I call Patrick’s name because, although he has regained his mobility to the point of competing several times in the Boston Marathon, once as a runner with a blade, he has been devoted to his wife’s recovery, remaining with her at Walter Reed Army Hospital for the past two years. Secondly, Patrick has emerged as a leader and an advocate for the Boston Strong community and, while completing his unfinished doctoral work with us, he and one of our former Commencement Speakers Senator Tammy Duckworth filed a National Trauma Survivors bill in Congress to create, among other things, the ability of civilians to access the surgical and orthopedic services that they received at Walter Reed.

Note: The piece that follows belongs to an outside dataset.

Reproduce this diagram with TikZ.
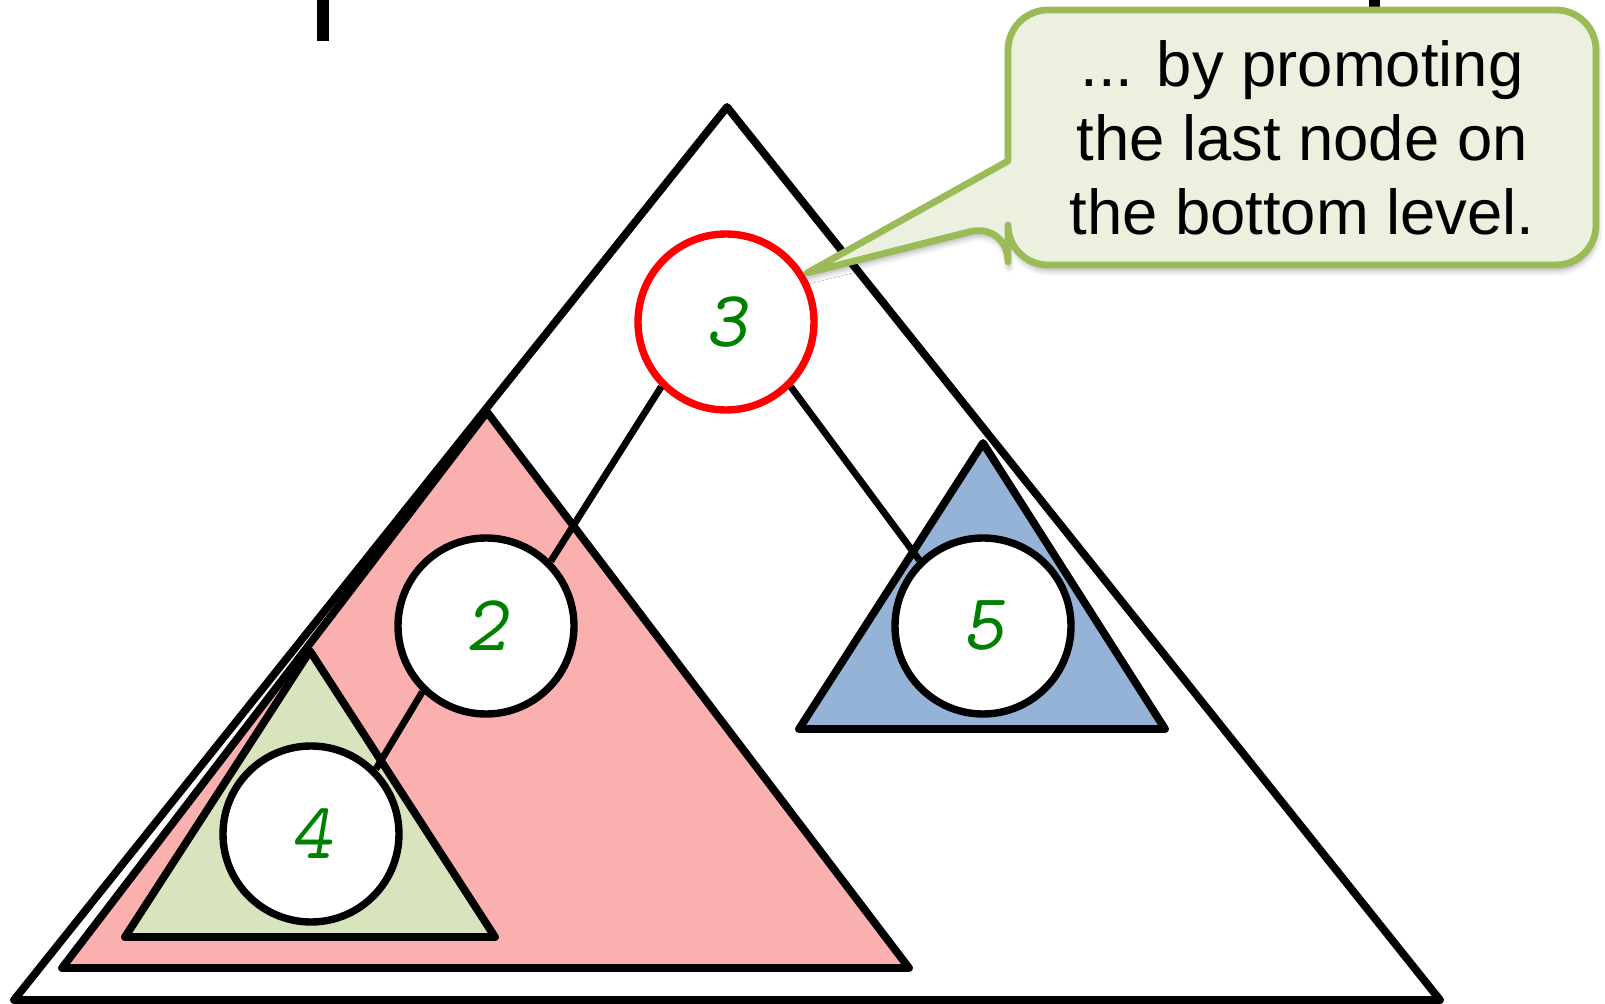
\documentclass[tikz,border=0pt]{standalone}
\usepackage{fontspec}
\setmainfont{Liberation Sans}
\usetikzlibrary{shadows.blur}
\definecolor{heapred}{RGB}{255,0,0}
\definecolor{keygreen}{RGB}{0,128,0}
\definecolor{leftpink}{RGB}{251,176,176}
\definecolor{leafgreen}{RGB}{215,228,189}
\definecolor{rightblue}{RGB}{149,179,215}
\definecolor{notefill}{RGB}{235,241,222}
\definecolor{noteline}{RGB}{155,187,89}
\newcommand{\keyfont}{\fontsize{40pt}{42pt}\selectfont\ttfamily\slshape}

\begin{document}
\begin{tikzpicture}[x=0.5pt,y=-0.5pt,line join=round,
    subtree/.style={draw=black,line width=3.9pt},
    key/.style={circle,draw=black,fill=white,line width=3.7pt,minimum size=88pt,
      inner sep=0pt,text=keygreen,font=\keyfont},
    link/.style={draw=black,line width=3.4pt},
    callout/.style={draw=noteline,fill=notefill,line width=3.4pt,
      blur shadow={shadow xshift=0.5pt,shadow yshift=-2.5pt,shadow blur radius=3pt,shadow opacity=35}},
    note/.style={align=center,font=\fontsize{31.7pt}{37pt}\selectfont}]
  \useasboundingbox (0,0) rectangle (1605,1004);
  % cut-off title letters
  \fill (317,0) rectangle (329,41);
  \fill (1369,0) rectangle (1380,12);
  % subtrees
  \draw[subtree,fill=white] (727,107) -- (1440,1000) -- (14,1000) -- cycle;
  \draw[subtree,fill=leftpink] (487,412) -- (909,968) -- (62,968) -- cycle;
  \draw[subtree,fill=leafgreen] (310,651) -- (495,937) -- (125,937) -- cycle;
  \draw[subtree,fill=rightblue] (983,443) -- (1165,729) -- (799,729) -- cycle;
  % heap nodes
  \node[key,draw=heapred] (n3) at (726,322) {3};
  \node[key] (n2) at (486,626) {2};
  \node[key] (n5) at (983,626) {5};
  \node[key] (n4) at (311,834) {4};
  \draw[link] (n3.225) -- (n2.45);
  \draw[link] (n3.-45) -- (n5.134);
  \draw[link] (n2.226) -- (n4.45);
  % callout
  \draw[callout] (1008,161) [rounded corners=20pt] -- (1008,10) -- (1596,10)
    -- (1596,265) -- (1008,265) -- (1008,222) [sharp corners] -- (807,273) -- cycle;
  \node[note] (tip) at (1302,138) {... by promoting\\the last node on\\the bottom level.};
\end{tikzpicture}
\end{document}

William James College attracts and supports bright and compassionate leaders who will leave here today with the skills to meet the needs in their community and make a difference. (End Slide)

The needs that they will encounter, however, are significant. Mental Health is the overlooked crisis in health care. All of us in the room have a close family member with a substance abuse or mental health problem and we are quiet about it.

Four of the six leading causes of disability and death in the world are related to mental health (Depression, Anxiety, Substance Abuse, Bi-polar)

If you are a person of color or a soldier who wishes to obtain care, you will meet a non-Latino Caucasian civilian 90% of the time.

Business loses 2 hours of productivity for every employee with a Behavioral Health Problem who is not being treated. The country loses $63 Billion dollars every year due to absenteeism and presenteeism when untreated workers show up for work, but they are impaired.

Many chronic illnesses have behavioral health comorbidity. Twenty pecent of Asthma patients have comorbid anxiety that interferes with their treatment. The cost of caring for someone with Diabetes and Depression is 17X greater than caring for Diabetes alone.

If we could look at children for a moment we will see that:

1 in 5 children has a diagnosable mental illness. This means that 4 children in a class of 20 has a diagnosable mental illness. This means that the other 16 have to deal with the learning challenges of these children and it likely leads to the extreme difficulty keeping first-time teachers for more than 5 years. 30-50% leave the field.

Can we look at 20%. We have a bit more than 1100 in this room. Our graduates are 10% if we go back 10 rows I will ask you to raise your hands. That is a lot of people, but that is 1 in 5 children with a mental illness. If we said, that those with hands raised had heart disease or cancer, we would be sad. If we say that these 20% had the flu, we’d be concerned, and if they had a communicable disease, we would be very uncomfortable, even maybe think of leaving. But when it is mental health, we overlook it.

Because we don’t see the problem, we don’t create appropriate systems of care. We don’t budget for services and our neglect means that 70% of parents are UNABLE to obtain care

What we fail to do for mental health adversely affects our Children, our Schools, the quality and cost of our Health Care and Justice Systems, our Economy and our Quality of Life.  We must do better.

The former Surgeon General David Satcher said: ‘We have excellent, evidence based treatments in mental health, we just don’t have enough providers. Our graduates are part of the solution. These young professionals are ambassadors of hope. When people enter into mental health care, 7-8 times of 10 they get better. 

Please thank them for stepping forward to meet this need with your applause.

Endnote

People know that a Commencement Ceremony is not an end but it is a beginning.

Business and industry need the leadership and organizational skills that you have honed here. You can help to create healthy, respectful, relational work environments for us to spend our day in.

Two-thirds of primary care doctors cannot find psychology professionals to help them with their patients. Now they have you.

Education, health care, the courts, and the classroom all need the skills that you have acquired at William James College. As you leave know that you can call on us to continue to be part of your learning and growth.

We invite you to invest generously so that one day you will sit where our honorees sat today!